Lawmakers should look outside of Springfield when choosing a fiscal watchdog

Lawmakers should look outside of Springfield when choosing a fiscal watchdog

Illinois Auditor General Frank Mautino is retiring after a 10-year term of monitoring public spending. The scrutiny his own campaign spending drew should have lawmakers rethink how they choose his replacement.

Illinois will soon be seeking a new top fiscal watchdog, but how it picked the current one shows it should change how it picks the next one.

Illinois Auditor General Frank Mautino is set to retire after a decade in the position and 24 years as a state lawmaker before that, according to reporting from the Illinoize. His campaign spending came under scrutiny and ended with ethics violations, a federal criminal investigation and a refusal to respond to requests for information.

The auditor general’s job is to monitor how public funds are spent in the state. The state constitution puts Mautino’s replacement solely in the hands of the General Assembly.

Lawmakers picked one of their own when they chose Mautino. His replacement should not be one of their own, or any long-time Springfield insider. The person should be independent and an outsider with a clean record. Mautino’s proved to be spotty, to say the least.

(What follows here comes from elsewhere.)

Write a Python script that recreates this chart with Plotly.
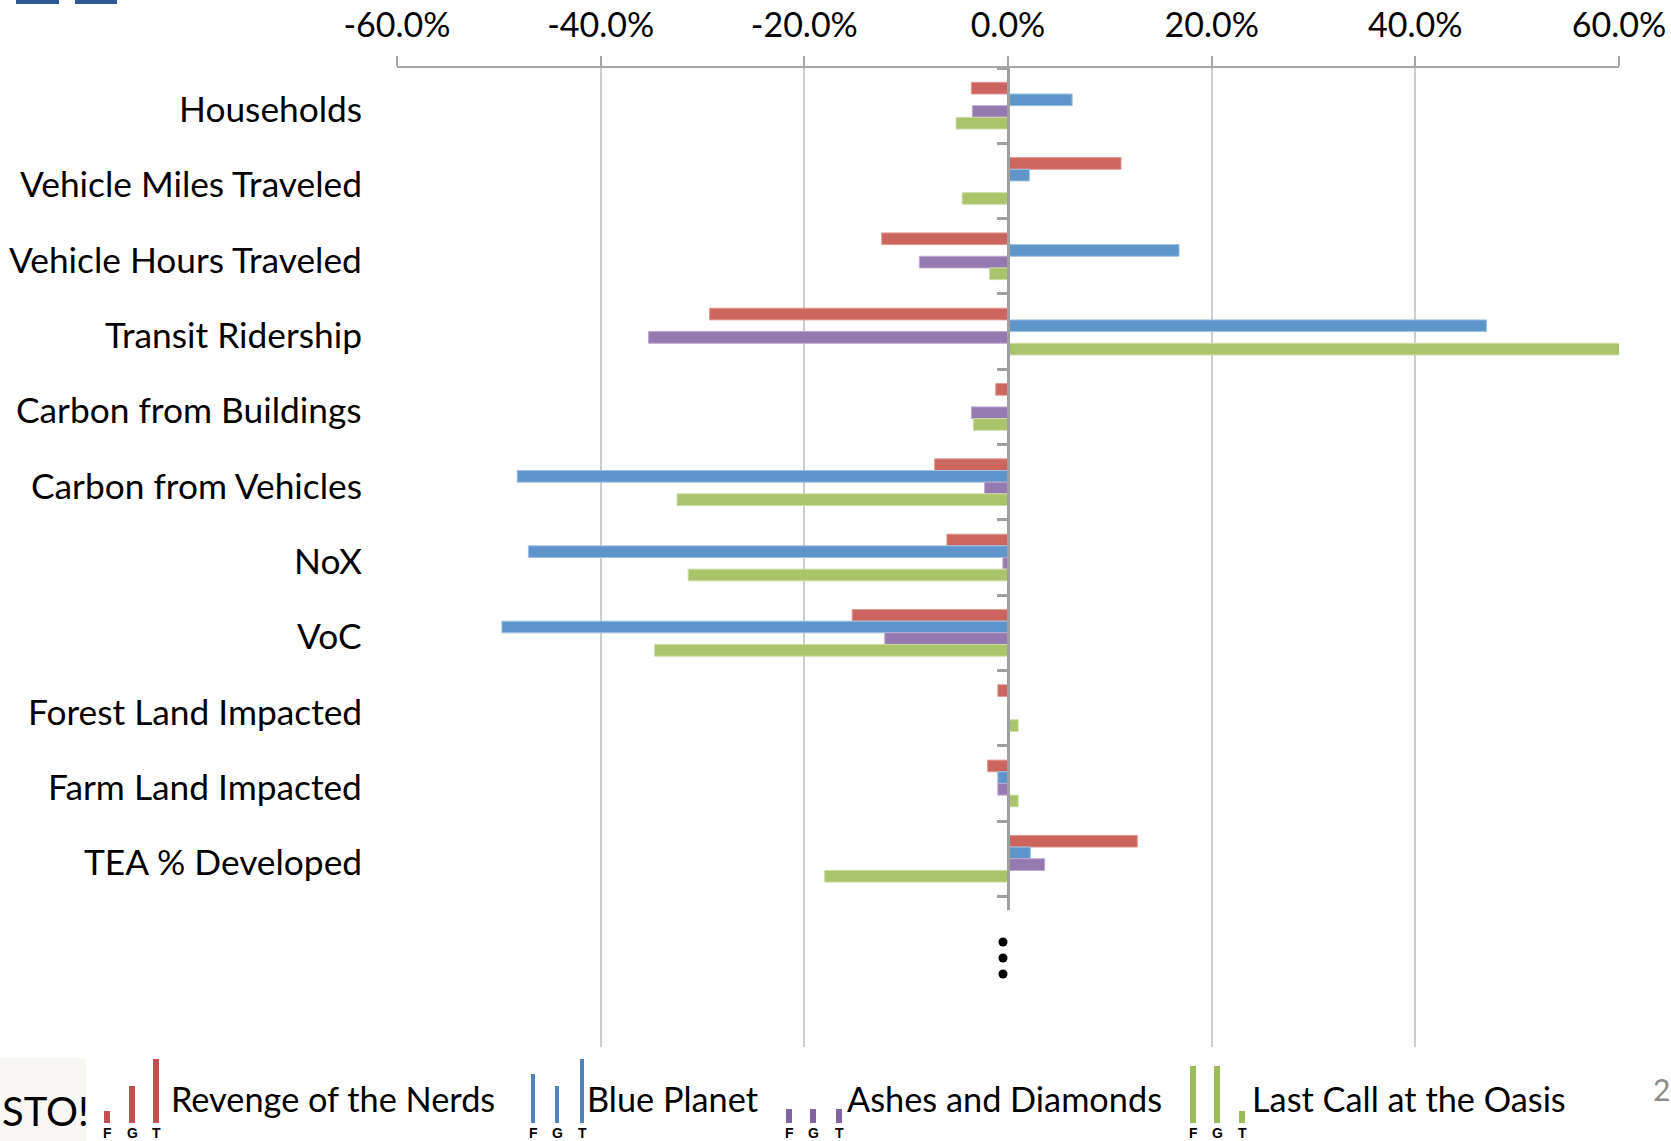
import plotly.graph_objects as go

# Scenario comparison: percent change by indicator
categories = [
    "Households", "Vehicle Miles Traveled", "Vehicle Hours Traveled",
    "Transit Ridership", "Carbon from Buildings", "Carbon from Vehicles",
    "NoX", "VoC", "Forest Land Impacted", "Farm Land Impacted",
    "TEA % Developed",
]
blank_rows = [" ", "  "]

revenge_of_the_nerds = [-3.6, 11.1, -12.4, -29.3, -1.2, -7.2, -6.0, -15.3, -1.0, -2.0, 12.7]
blue_planet = [6.3, 2.1, 16.8, 47.0, 0.15, -48.2, -47.1, -49.7, 0.0, -1.0, 2.2]
ashes_and_diamonds = [-3.5, 0.15, -8.7, -35.3, -3.6, -2.3, -0.5, -12.1, 0.0, -1.0, 3.6]
last_call_at_the_oasis = [-5.1, -4.5, -1.8, 60.2, -3.4, -32.5, -31.4, -34.7, 1.0, 1.0, -18.0]

series_names = ["Revenge of the Nerds", "Blue Planet", "Ashes and Diamonds", "Last Call at the Oasis"]
series_values = [revenge_of_the_nerds, blue_planet, ashes_and_diamonds, last_call_at_the_oasis]

tick_values = [-60, -40, -20, 0, 20, 40, 60]
tick_labels = [f"{v:.1f}%" for v in tick_values]

# styling
bar_fill = ["#CD655F", "#5E95CA", "#947AB0", "#AAC46C"]
bar_edge = ["#E29A95", "#A3C2E3", "#BCA8D0", "#CCDDA4"]
icon_fill = ["#C0504D", "#4F81BD", "#8064A2", "#9BBB59"]
FONT = "Lato"
W, H = 1671, 1141
L, R, T, B = 397, 52, 68, 94
PW, PH = W - L - R, H - T - B


def px(x):
    return (x - L) / PW


def py(y):
    return 1 - (y - T) / PH


fig = go.Figure()
for name, vals, fc, ec in zip(series_names, series_values, bar_fill, bar_edge):
    fig.add_trace(go.Bar(
        y=categories, x=vals, name=name, orientation="h",
        marker=dict(color=fc, line=dict(color=ec, width=1)),
        hoverinfo="x+y+name", showlegend=False,
    ))

shapes = []
annotations = []

# category labels on the far left
for c in categories:
    annotations.append(dict(
        x=px(364), xref="paper", y=c, yref="y", text=c, showarrow=False,
        xanchor="right", yanchor="middle", yshift=-3,
        font=dict(family=FONT, size=35.3, color="#000000"),
    ))

# hide the lower end of the category axis line behind the ellipsis
shapes.append(dict(type="rect", xref="paper", yref="paper",
                   x0=px(985), x1=px(1030), y0=py(1049), y1=py(910),
                   fillcolor="#FFFFFF", line=dict(width=0), layer="above"))
for yy in (942, 958, 974):
    shapes.append(dict(type="circle", xref="paper", yref="paper",
                       x0=px(998.5), x1=px(1007.5), y0=py(yy + 4.5), y1=py(yy - 4.5),
                       fillcolor="#000000", line=dict(width=0), layer="above"))

# decorative bars along the top-left edge
for x0, x1 in ((16, 59), (75, 117)):
    shapes.append(dict(type="rect", xref="paper", yref="paper",
                       x0=px(x0), x1=px(x1), y0=py(4), y1=py(-2),
                       fillcolor="#2F5597", line=dict(width=0)))

# box behind the logo text at bottom-left
shapes.append(dict(type="rect", xref="paper", yref="paper",
                   x0=px(-5), x1=px(86), y0=py(1145), y1=py(1058),
                   fillcolor="#F8F7F4", line=dict(width=0)))
annotations.append(dict(x=px(91), xref="paper", y=py(1111), yref="paper",
                        text="STO!", showarrow=False, xanchor="right", yanchor="middle",
                        font=dict(family=FONT, size=40, color="#000000")))

# legend: three mini bars (F, G, T) followed by the scenario name
legend_icons = [
    ([107, 132, 156], [1111, 1086, 1059], 6),
    ([533, 557, 582], [1074, 1086, 1059], 4),
    ([789, 813, 839], [1109, 1109, 1109], 6),
    ([1193, 1217, 1242], [1066, 1066, 1111], 6),
]
legend_text_x = [169, 585, 845, 1250]
for (xs, tops, wd), color, name, tx in zip(legend_icons, icon_fill, series_names, legend_text_x):
    for cx, top, letter in zip(xs, tops, "FGT"):
        shapes.append(dict(type="rect", xref="paper", yref="paper",
                           x0=px(cx - wd / 2), x1=px(cx + wd / 2), y0=py(1123), y1=py(top),
                           fillcolor=color, line=dict(width=0)))
        annotations.append(dict(x=px(cx), xref="paper", y=py(1133), yref="paper",
                                text=f"<b>{letter}</b>", showarrow=False,
                                xanchor="center", yanchor="middle",
                                font=dict(family="Liberation Sans Narrow, Liberation Sans", size=14,
                                          color="#000000")))
    annotations.append(dict(x=px(tx), xref="paper", y=py(1098), yref="paper",
                            text=name, showarrow=False, xanchor="left", yanchor="middle",
                            font=dict(family=FONT, size=34.3, color="#000000")))

# slide number at the right edge
annotations.append(dict(x=px(1651), xref="paper", y=py(1089), yref="paper",
                        text="2", showarrow=False, xanchor="left", yanchor="middle",
                        font=dict(family=FONT, size=30, color="#8C8C8C")))

fig.update_layout(
    width=W, height=H, autosize=False,
    margin=dict(l=L, r=R, t=T, b=B, pad=0, autoexpand=False),
    paper_bgcolor="#FFFFFF", plot_bgcolor="#FFFFFF",
    barmode="group", bargap=0.38, bargroupgap=0,
    font=dict(family=FONT, color="#000000"),
    shapes=shapes, annotations=annotations,
    xaxis=dict(
        side="top", range=[-60, 60], tickvals=tick_values, ticktext=tick_labels,
        tickfont=dict(family=FONT, size=34, color="#000000"),
        showgrid=True, gridcolor="#CDCDCD", gridwidth=1.5,
        zeroline=False, showline=True, linecolor="#A6A6A6", linewidth=2,
        ticks="outside", ticklen=10, tickwidth=2, tickcolor="#A6A6A6",
        ticklabelstandoff=5, automargin=False, fixedrange=True,
    ),
    yaxis=dict(
        type="category", categoryorder="array", categoryarray=categories + blank_rows,
        range=[len(categories) + len(blank_rows) - 0.5, -0.5],
        anchor="free", position=0.5,
        showline=True, linecolor="#A0A0A0", linewidth=2.5,
        ticks="outside", tickson="boundaries", ticklen=10, tickwidth=2.5, tickcolor="#A0A0A0",
        showticklabels=False, showgrid=False, zeroline=False,
        automargin=False, fixedrange=True,
    ),
)

fig.write_html("out.html")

Between 1999 and 2015, Mautino’s campaign spent $225,000 in gas and repairs for personal vehicles, which an Illinois appellate court and later the Illinois Supreme Court ruled was in violation of state ethics rules. The campaign also spent $150,000 in checks written in the name of a bank, which were then cashed without a full account of where the money went and without returning any unused portion of the funds. These expenses prompted a federal criminal investigation into Mautino.

Between 2015 and 2025, no fewer than five resolutions to remove Mautino were filed by members of the general assembly. These cited, among other things, Mautino’s repeated refusal to respond to requests for information by lawmakers and his avoiding questions from the State Board of Elections.

None of those resolutions ever saw a vote, and the state constitution requires three-fifths of both chambers to both appoint and remove the auditor general. That is a high bar in normal circumstances. When the auditor general was a former colleague with a long history in the legislature, it would seem almost insurmountable.

It is common advice never to go into business with friends or family, because you should not hire someone you cannot fire.  But that is exactly what the General Assembly did.  They hired a long-time colleague who was a friend to many of them. If he were not, he might have been held to account.

Not every state faces such conflicts of interest when appointing the state’s auditor. Indiana’s version of the auditor, the state examiner, is appointed by the governor and confirmed by its legislative council, providing checks between branches of government. In 17 states, voters directly elect the state auditor.

Absent an unlikely constitutional amendment to reform the selection process, Mautino’s replacement will be in the hands of state lawmakers alone. They should avoid even the appearance the state’s fiscal watchdog is too close to the legislature.

Distance would give the public some confidence the legislature will hold the auditor accountable, and vice versa.